Students will reflect on their art making using close-looking, speaking, writing, and/or sketchbook prompts.
Paper and cardboard
Theme/ Big Idea
Artists can turn two-dimensional materials into three-dimensional sculptures by using their imagination to explore different building techniques and arrangements.
How can artists use their imagination to explore different building techniques and arrangements?
Materials and Tools
- Sketchbook or one to two pieces of paper
- Imaginary structure sculpture from the previous lesson
Note: The following activities are written with sample language you may use with your students as you go through the lesson. You may want to choose one or two activities to teach synchronously with your students and assign the other activities for them to complete independently. Explain to students that the slides they see during the lesson will be shared with them so they can review the lesson on their own and continue to make more art.
Step 1: Close Looking: Siah Armajani (10-15 minutes)
Hello, artists! Today we are going to continue to explore our materials and identify what makes them unique. To begin, let’s look at an artwork by Siah Armajani.
Note to Teachers: Before teaching with a work of art, spend some time looking closely at it on your own. Familiarizing yourself with the artwork will prepare you to guide the close-looking activity.

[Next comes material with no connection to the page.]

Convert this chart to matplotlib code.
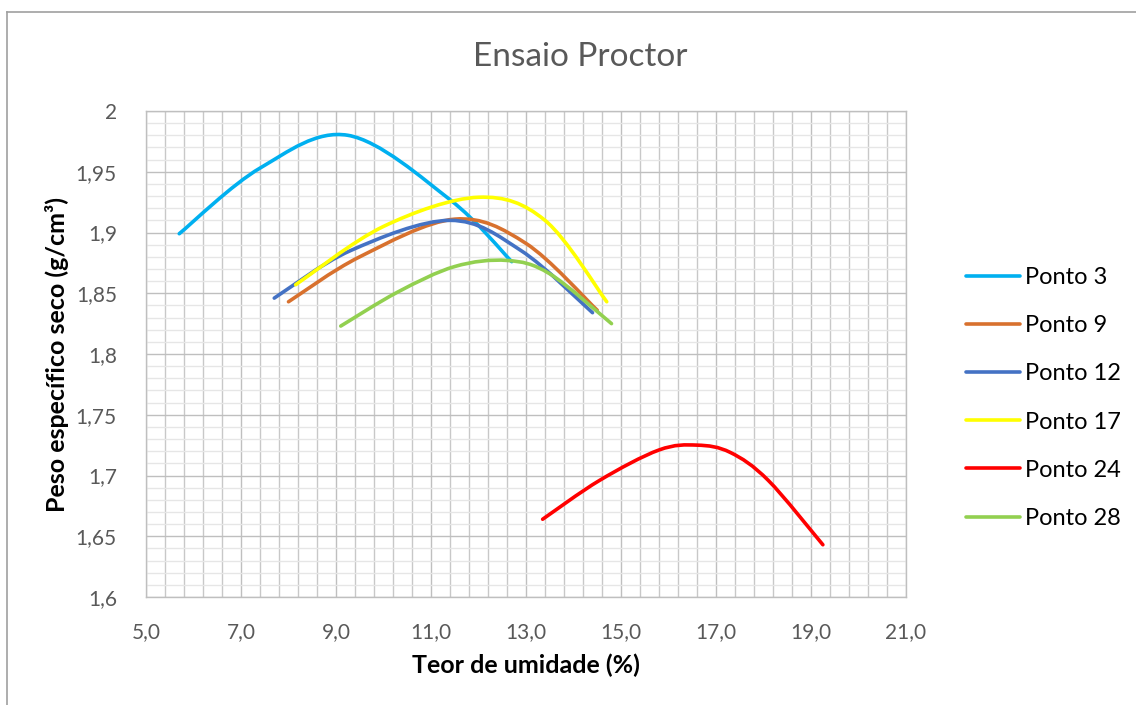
import numpy as np
import matplotlib.pyplot as plt
from matplotlib.path import Path
from matplotlib.patches import PathPatch
from matplotlib.lines import Line2D
from matplotlib.ticker import FixedLocator, MultipleLocator, FuncFormatter

# -----------------------------
# Dados
# -----------------------------
series_names = ['Ponto 3', 'Ponto 9', 'Ponto 12', 'Ponto 17', 'Ponto 24', 'Ponto 28']
series_colors = ['#00B0F0', '#D8712E', '#4472C4', '#FFFF00', '#FF0000', '#92D050']

p3_x = [5.7, 7.4, 9.25, 11.4, 12.7]
p3_y = [1.899, 1.953, 1.980, 1.927, 1.876]

p9_x = [8.0, 9.5, 11.5, 13.0, 14.5]
p9_y = [1.843, 1.880, 1.911, 1.891, 1.836]

p12_x = [7.7, 9.3, 11.4, 12.9, 14.4]
p12_y = [1.846, 1.885, 1.910, 1.885, 1.834]

p17_x = [8.15, 10.0, 12.0, 13.4, 14.7]
p17_y = [1.857, 1.905, 1.929, 1.910, 1.843]

p24_x = [13.35, 14.55, 15.8, 16.6, 17.3, 18.1, 19.25]
p24_y = [1.664, 1.696, 1.721, 1.725, 1.719, 1.696, 1.643]

p28_x = [9.1, 10.3, 11.5, 12.6, 13.5, 14.8]
p28_y = [1.823, 1.851, 1.872, 1.877, 1.866, 1.825]

series_x = [p3_x, p9_x, p12_x, p17_x, p24_x, p28_x]
series_y = [p3_y, p9_y, p12_y, p17_y, p24_y, p28_y]

x_ticks = [5, 7, 9, 11, 13, 15, 17, 19, 21]


def smooth_path(xs, ys):
    # curva suavizada estilo Excel (Bezier cúbica tipo Catmull-Rom)
    pts = np.column_stack([xs, ys])
    n = len(pts)
    verts = [pts[0]]
    codes = [Path.MOVETO]
    for i in range(n - 1):
        p0 = pts[i - 1] if i > 0 else pts[i]
        p1 = pts[i]
        p2 = pts[i + 1]
        p3 = pts[i + 2] if i + 2 < n else pts[i + 1]
        c1 = p1 + (p2 - p0) / 6.0
        c2 = p2 - (p3 - p1) / 6.0
        verts += [c1, c2, p2]
        codes += [Path.CURVE4] * 3
    return Path(verts, codes)


plt.rcParams['font.family'] = ['Lato', 'DejaVu Sans']

fig = plt.figure(figsize=(11.36, 7.05), dpi=100)
ax = fig.add_axes([146 / 1136, 1 - 597 / 705, 760 / 1136, 486 / 705])

handles = []
for xs, ys, nome, cor in zip(series_x, series_y, series_names, series_colors):
    patch = PathPatch(smooth_path(xs, ys), facecolor='none', edgecolor=cor,
                      lw=2.6, capstyle='round', zorder=3)
    ax.add_patch(patch)
    handles.append(Line2D([0], [0], color=cor, lw=2.6, solid_capstyle='round'))

ax.set_xlim(5, 21)
ax.set_ylim(1.6, 2.0)

ax.xaxis.set_major_locator(FixedLocator(x_ticks))
ax.xaxis.set_minor_locator(MultipleLocator(0.4, offset=0.2))
ax.yaxis.set_major_locator(MultipleLocator(0.05))
ax.yaxis.set_minor_locator(MultipleLocator(0.01))

ax.xaxis.set_major_formatter(FuncFormatter(lambda v, p: f'{v:.1f}'.replace('.', ',')))


def fmt_y(v, p):
    s = f'{v:.2f}'.rstrip('0').rstrip('.')
    return s.replace('.', ',')


ax.yaxis.set_major_formatter(FuncFormatter(fmt_y))

ax.grid(True, which='major', color='#BFBFBF', lw=1.0, zorder=0)
ax.grid(True, which='minor', axis='x', color='#C8C8C8', lw=1.0, zorder=0)
ax.grid(True, which='minor', axis='y', color='#E6E6E6', lw=1.0, zorder=0)
ax.set_axisbelow(True)

for s in ax.spines.values():
    s.set_color('#BFBFBF')
    s.set_linewidth(1.0)

ax.tick_params(which='both', length=0, labelsize=15, labelcolor='#595959')
ax.tick_params(axis='x', pad=18)
ax.tick_params(axis='y', pad=21)

ax.set_xlabel('Teor de umidade (%)', fontsize=18, fontweight='bold', labelpad=8)
ax.set_ylabel('Peso específico seco (g/cm³)', fontsize=18, fontweight='bold', labelpad=5)

fig.text(580 / 1136, 1 - 57 / 705, 'Ensaio Proctor', fontsize=24, color='#595959',
         ha='center', va='center')

fig.legend(handles, series_names, loc='center left', bbox_to_anchor=(957 / 1136, 1 - 398 / 705),
           frameon=False, fontsize=17, handlelength=2.25, handletextpad=0.25,
           labelspacing=1.15, borderaxespad=0)

# borda externa
fig.add_artist(Line2D([7 / 1136, 7 / 1136], [0, 1 - 12 / 705], color='#A0A0A0', lw=1.2,
                      transform=fig.transFigure))
fig.add_artist(Line2D([7 / 1136, 1], [1 - 12 / 705, 1 - 12 / 705], color='#A0A0A0', lw=1.2,
                      transform=fig.transFigure))

fig.savefig('out.png', dpi=100, facecolor='white')
plt.close(fig)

If your students are new to looking at art together, you can introduce the activity to students in the following way:
Today we are going to spend some time looking at and discussing a work of art together. When we look at art, there are no right or wrong answers. I’m going to ask you to look closely, share your ideas about what you see, and listen respectfully to each other’s ideas. Everyone’s ideas are important. We all see things differently, and when we look at art, we can learn to see through each other’s eyes.
Find the negative spaces in this sculpture.
- What shapes do the empty spaces create?
- How would you imagine moving through the empty spaces?
Step 2: Writing Activity (10 minutes)
Now we are going to write about our artwork. Imagine if your sculpture were life-sized.
- How does it feel to be inside this sculpture?
- What will you do here?
Artists often title their work to tell viewers more about their idea. Let’s come up with a title for your imaginary play space.
- What kind of a place is this?
- What would you want people who view your sculpture to know about it?
Write a title for your artwork and one sentence about why you chose that title.
Step 3: Sketchbook Activity (10-15 minutes)
Now look closely at your sculpture from three different sides. Draw all the negative spaces you see from each point of view. You can also draw all the negative spaces you see in the artwork by Siah Armajani.
After students finish their drawings, ask:
- What new negative spaces did you notice while drawing?